• TASK INSTRUCTIONS: Copy everything in the listing below word for word, apart from any images.

━━━ DATA EXTRACT ━━━

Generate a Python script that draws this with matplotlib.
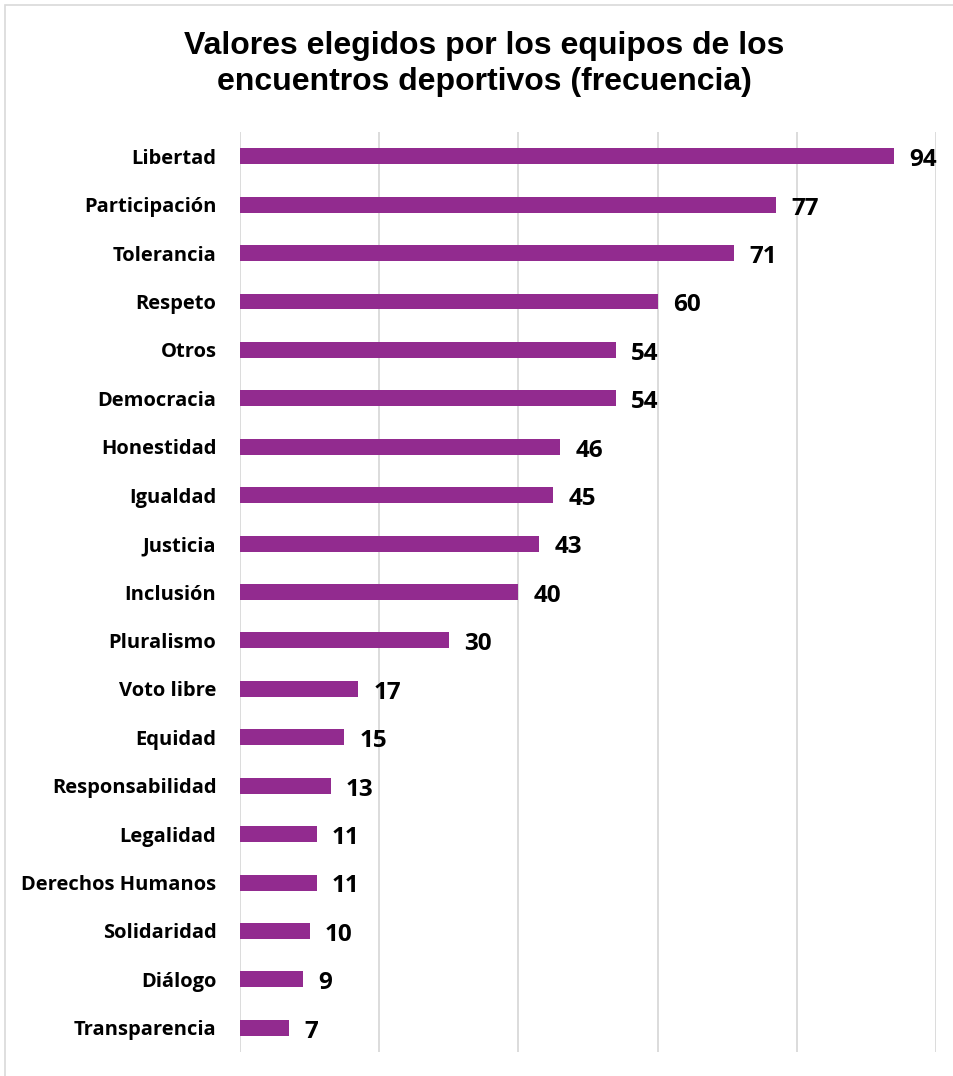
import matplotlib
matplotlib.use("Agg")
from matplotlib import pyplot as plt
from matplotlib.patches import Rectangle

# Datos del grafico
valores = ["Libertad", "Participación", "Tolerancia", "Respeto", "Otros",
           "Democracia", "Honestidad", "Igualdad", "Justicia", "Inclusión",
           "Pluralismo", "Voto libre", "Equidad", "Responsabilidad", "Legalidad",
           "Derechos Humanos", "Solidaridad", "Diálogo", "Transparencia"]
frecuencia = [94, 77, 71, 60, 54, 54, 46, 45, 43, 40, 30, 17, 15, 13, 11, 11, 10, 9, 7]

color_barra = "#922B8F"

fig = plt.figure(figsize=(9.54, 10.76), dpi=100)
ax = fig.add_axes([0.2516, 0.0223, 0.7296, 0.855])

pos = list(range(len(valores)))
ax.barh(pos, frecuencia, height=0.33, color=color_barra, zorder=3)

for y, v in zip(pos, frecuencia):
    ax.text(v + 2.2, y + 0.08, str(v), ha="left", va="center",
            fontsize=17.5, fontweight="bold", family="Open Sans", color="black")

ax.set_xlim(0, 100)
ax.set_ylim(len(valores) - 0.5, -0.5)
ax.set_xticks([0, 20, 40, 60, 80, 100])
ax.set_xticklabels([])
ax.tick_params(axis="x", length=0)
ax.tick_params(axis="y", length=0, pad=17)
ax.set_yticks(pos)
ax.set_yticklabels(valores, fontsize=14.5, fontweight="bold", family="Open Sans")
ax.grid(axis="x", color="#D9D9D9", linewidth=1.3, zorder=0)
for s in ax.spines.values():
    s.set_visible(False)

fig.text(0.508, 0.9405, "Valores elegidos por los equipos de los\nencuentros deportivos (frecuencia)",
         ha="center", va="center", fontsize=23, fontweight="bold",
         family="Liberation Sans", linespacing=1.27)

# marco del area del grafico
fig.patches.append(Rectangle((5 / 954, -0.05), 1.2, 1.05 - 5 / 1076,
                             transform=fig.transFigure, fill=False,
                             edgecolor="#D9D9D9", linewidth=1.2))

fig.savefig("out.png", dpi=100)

━━━

• OUTPUT BELOW:
Generate a Python script that draws this with matplotlib.
import matplotlib
matplotlib.use("Agg")
from matplotlib import pyplot as plt
from matplotlib.patches import Rectangle

# Datos del grafico
valores = ["Libertad", "Participación", "Tolerancia", "Respeto", "Otros",
           "Democracia", "Honestidad", "Igualdad", "Justicia", "Inclusión",
           "Pluralismo", "Voto libre", "Equidad", "Responsabilidad", "Legalidad",
           "Derechos Humanos", "Solidaridad", "Diálogo", "Transparencia"]
frecuencia = [94, 77, 71, 60, 54, 54, 46, 45, 43, 40, 30, 17, 15, 13, 11, 11, 10, 9, 7]

color_barra = "#922B8F"

fig = plt.figure(figsize=(9.54, 10.76), dpi=100)
ax = fig.add_axes([0.2516, 0.0223, 0.7296, 0.855])

pos = list(range(len(valores)))
ax.barh(pos, frecuencia, height=0.33, color=color_barra, zorder=3)

for y, v in zip(pos, frecuencia):
    ax.text(v + 2.2, y + 0.08, str(v), ha="left", va="center",
            fontsize=17.5, fontweight="bold", family="Open Sans", color="black")

ax.set_xlim(0, 100)
ax.set_ylim(len(valores) - 0.5, -0.5)
ax.set_xticks([0, 20, 40, 60, 80, 100])
ax.set_xticklabels([])
ax.tick_params(axis="x", length=0)
ax.tick_params(axis="y", length=0, pad=17)
ax.set_yticks(pos)
ax.set_yticklabels(valores, fontsize=14.5, fontweight="bold", family="Open Sans")
ax.grid(axis="x", color="#D9D9D9", linewidth=1.3, zorder=0)
for s in ax.spines.values():
    s.set_visible(False)

fig.text(0.508, 0.9405, "Valores elegidos por los equipos de los\nencuentros deportivos (frecuencia)",
         ha="center", va="center", fontsize=23, fontweight="bold",
         family="Liberation Sans", linespacing=1.27)

# marco del area del grafico
fig.patches.append(Rectangle((5 / 954, -0.05), 1.2, 1.05 - 5 / 1076,
                             transform=fig.transFigure, fill=False,
                             edgecolor="#D9D9D9", linewidth=1.2))

fig.savefig("out.png", dpi=100)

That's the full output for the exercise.